◆ **Supplied entries**:
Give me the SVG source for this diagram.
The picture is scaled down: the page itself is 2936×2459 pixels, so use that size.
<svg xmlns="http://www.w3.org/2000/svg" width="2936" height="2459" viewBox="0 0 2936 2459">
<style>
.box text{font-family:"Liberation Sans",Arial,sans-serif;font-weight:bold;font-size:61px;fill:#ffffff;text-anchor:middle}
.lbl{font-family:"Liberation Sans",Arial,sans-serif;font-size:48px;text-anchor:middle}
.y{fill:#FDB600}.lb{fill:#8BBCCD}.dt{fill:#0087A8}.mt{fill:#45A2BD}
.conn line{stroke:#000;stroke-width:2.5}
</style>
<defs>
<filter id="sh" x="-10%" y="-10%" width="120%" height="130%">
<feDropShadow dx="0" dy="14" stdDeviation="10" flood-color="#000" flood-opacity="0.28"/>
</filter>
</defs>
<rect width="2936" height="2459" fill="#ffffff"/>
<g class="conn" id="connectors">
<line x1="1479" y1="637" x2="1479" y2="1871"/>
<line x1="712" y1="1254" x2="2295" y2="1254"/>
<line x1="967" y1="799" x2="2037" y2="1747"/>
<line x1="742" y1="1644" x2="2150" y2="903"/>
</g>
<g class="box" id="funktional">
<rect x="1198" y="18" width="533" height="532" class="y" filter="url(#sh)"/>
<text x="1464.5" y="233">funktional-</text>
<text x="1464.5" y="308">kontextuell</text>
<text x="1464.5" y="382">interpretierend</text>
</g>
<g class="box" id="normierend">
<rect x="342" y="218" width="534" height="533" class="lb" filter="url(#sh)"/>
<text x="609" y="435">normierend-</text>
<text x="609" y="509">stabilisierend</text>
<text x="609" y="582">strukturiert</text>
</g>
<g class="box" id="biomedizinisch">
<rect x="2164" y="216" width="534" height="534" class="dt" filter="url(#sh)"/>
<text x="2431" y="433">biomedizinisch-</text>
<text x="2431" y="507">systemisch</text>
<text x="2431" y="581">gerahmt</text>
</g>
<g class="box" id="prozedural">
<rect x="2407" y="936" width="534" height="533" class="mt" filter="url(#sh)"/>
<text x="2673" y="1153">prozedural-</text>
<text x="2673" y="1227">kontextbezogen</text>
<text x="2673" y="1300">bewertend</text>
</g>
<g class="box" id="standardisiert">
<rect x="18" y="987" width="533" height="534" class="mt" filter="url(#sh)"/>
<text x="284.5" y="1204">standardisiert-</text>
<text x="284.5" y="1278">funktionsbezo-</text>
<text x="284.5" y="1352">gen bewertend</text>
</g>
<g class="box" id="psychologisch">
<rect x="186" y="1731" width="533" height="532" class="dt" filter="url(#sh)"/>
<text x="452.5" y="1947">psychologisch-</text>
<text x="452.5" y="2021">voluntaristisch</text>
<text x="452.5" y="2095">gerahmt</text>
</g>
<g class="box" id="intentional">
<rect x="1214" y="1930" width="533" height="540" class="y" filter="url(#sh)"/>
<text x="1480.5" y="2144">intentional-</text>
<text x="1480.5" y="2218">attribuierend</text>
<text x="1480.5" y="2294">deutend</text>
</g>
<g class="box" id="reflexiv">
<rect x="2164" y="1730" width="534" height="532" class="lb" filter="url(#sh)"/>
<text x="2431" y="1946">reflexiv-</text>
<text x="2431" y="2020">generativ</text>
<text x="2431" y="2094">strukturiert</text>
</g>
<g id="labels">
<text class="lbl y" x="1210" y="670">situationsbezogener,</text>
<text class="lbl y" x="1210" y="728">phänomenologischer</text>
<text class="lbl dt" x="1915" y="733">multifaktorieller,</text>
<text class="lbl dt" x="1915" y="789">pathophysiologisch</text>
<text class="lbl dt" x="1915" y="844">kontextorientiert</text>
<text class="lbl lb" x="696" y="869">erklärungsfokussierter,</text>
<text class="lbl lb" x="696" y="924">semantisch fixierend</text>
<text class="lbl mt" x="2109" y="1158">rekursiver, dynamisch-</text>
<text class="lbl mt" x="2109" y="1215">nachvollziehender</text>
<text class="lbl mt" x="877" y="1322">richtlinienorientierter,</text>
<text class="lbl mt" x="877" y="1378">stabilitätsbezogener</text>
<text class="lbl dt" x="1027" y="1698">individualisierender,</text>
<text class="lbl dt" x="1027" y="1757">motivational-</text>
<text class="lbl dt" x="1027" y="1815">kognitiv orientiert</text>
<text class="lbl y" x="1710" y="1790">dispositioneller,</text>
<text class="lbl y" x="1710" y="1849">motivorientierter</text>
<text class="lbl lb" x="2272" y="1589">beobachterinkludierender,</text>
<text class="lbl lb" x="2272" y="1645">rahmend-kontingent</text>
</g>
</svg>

---

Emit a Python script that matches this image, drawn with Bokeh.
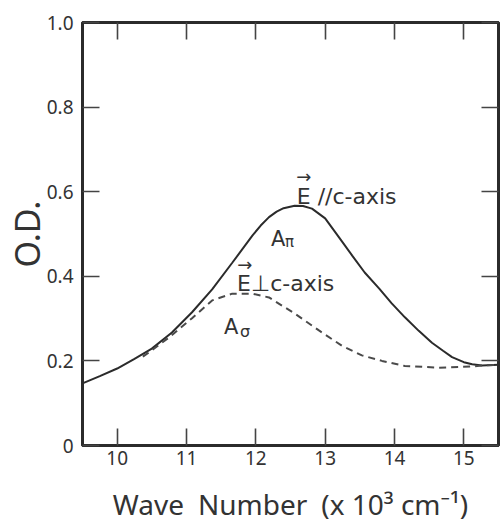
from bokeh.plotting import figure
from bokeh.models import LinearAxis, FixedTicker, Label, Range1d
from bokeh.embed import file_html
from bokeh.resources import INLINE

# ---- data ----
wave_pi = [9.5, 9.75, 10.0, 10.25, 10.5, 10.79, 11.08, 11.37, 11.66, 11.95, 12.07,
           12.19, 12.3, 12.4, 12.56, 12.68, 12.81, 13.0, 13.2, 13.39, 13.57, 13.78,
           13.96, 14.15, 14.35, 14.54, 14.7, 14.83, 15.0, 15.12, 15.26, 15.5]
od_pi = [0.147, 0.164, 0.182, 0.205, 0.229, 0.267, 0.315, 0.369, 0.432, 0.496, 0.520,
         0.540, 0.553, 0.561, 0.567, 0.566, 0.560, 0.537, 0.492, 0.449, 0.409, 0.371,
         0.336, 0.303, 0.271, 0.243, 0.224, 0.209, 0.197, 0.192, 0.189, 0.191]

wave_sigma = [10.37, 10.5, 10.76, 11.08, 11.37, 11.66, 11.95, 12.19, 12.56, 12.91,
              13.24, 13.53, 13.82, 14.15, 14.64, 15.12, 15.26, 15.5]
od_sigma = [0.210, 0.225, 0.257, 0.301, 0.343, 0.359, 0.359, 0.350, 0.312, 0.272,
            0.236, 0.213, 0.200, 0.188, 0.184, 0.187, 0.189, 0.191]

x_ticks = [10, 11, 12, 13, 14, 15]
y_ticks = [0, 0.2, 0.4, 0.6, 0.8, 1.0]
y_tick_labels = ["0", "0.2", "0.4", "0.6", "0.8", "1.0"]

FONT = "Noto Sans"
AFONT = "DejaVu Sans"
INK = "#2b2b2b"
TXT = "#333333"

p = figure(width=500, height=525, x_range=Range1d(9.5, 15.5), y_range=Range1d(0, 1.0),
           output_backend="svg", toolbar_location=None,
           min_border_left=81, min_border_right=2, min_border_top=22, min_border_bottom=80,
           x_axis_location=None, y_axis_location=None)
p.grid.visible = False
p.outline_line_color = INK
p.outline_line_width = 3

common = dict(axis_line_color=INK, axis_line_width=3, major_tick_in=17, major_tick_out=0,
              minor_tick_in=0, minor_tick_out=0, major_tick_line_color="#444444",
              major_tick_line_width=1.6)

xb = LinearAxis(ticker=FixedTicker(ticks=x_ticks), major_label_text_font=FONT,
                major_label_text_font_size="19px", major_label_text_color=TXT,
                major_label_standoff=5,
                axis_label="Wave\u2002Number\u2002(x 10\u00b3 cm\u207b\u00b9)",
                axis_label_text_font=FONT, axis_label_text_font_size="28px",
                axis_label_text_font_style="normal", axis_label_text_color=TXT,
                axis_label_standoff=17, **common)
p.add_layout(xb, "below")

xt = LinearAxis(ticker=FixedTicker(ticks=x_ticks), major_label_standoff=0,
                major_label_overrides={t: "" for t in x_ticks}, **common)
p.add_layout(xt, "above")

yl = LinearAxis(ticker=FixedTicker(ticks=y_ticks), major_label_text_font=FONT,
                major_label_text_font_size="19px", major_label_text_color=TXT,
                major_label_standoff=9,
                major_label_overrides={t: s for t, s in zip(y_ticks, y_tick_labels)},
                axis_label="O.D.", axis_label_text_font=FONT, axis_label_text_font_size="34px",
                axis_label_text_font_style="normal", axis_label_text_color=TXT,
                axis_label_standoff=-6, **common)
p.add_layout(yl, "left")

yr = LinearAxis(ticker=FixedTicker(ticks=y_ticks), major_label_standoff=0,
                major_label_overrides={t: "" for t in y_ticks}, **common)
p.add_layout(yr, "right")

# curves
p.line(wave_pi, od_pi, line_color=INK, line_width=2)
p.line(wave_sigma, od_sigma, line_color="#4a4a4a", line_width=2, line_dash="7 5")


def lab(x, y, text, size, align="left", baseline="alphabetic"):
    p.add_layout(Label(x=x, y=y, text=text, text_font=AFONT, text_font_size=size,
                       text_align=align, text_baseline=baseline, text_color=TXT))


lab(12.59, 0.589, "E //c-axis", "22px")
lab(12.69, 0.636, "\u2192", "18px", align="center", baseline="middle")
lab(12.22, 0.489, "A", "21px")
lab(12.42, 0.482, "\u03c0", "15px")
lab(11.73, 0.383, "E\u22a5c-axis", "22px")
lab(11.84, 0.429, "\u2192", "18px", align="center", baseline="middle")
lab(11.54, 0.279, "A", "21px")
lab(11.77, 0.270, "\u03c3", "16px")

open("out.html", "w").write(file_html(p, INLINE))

◆ **Problem statement**: Any pictures should be left out. Reproduce every line from the one holding "Emit a Python" down to the one holding "major_tick_line_width=1.6)", both of those lines included.

◆ **Exercise answer**:
Emit a Python script that matches this image, drawn with Bokeh.
from bokeh.plotting import figure
from bokeh.models import LinearAxis, FixedTicker, Label, Range1d
from bokeh.embed import file_html
from bokeh.resources import INLINE

# ---- data ----
wave_pi = [9.5, 9.75, 10.0, 10.25, 10.5, 10.79, 11.08, 11.37, 11.66, 11.95, 12.07,
           12.19, 12.3, 12.4, 12.56, 12.68, 12.81, 13.0, 13.2, 13.39, 13.57, 13.78,
           13.96, 14.15, 14.35, 14.54, 14.7, 14.83, 15.0, 15.12, 15.26, 15.5]
od_pi = [0.147, 0.164, 0.182, 0.205, 0.229, 0.267, 0.315, 0.369, 0.432, 0.496, 0.520,
         0.540, 0.553, 0.561, 0.567, 0.566, 0.560, 0.537, 0.492, 0.449, 0.409, 0.371,
         0.336, 0.303, 0.271, 0.243, 0.224, 0.209, 0.197, 0.192, 0.189, 0.191]

wave_sigma = [10.37, 10.5, 10.76, 11.08, 11.37, 11.66, 11.95, 12.19, 12.56, 12.91,
              13.24, 13.53, 13.82, 14.15, 14.64, 15.12, 15.26, 15.5]
od_sigma = [0.210, 0.225, 0.257, 0.301, 0.343, 0.359, 0.359, 0.350, 0.312, 0.272,
            0.236, 0.213, 0.200, 0.188, 0.184, 0.187, 0.189, 0.191]

x_ticks = [10, 11, 12, 13, 14, 15]
y_ticks = [0, 0.2, 0.4, 0.6, 0.8, 1.0]
y_tick_labels = ["0", "0.2", "0.4", "0.6", "0.8", "1.0"]

FONT = "Noto Sans"
AFONT = "DejaVu Sans"
INK = "#2b2b2b"
TXT = "#333333"

p = figure(width=500, height=525, x_range=Range1d(9.5, 15.5), y_range=Range1d(0, 1.0),
           output_backend="svg", toolbar_location=None,
           min_border_left=81, min_border_right=2, min_border_top=22, min_border_bottom=80,
           x_axis_location=None, y_axis_location=None)
p.grid.visible = False
p.outline_line_color = INK
p.outline_line_width = 3

common = dict(axis_line_color=INK, axis_line_width=3, major_tick_in=17, major_tick_out=0,
              minor_tick_in=0, minor_tick_out=0, major_tick_line_color="#444444",
              major_tick_line_width=1.6)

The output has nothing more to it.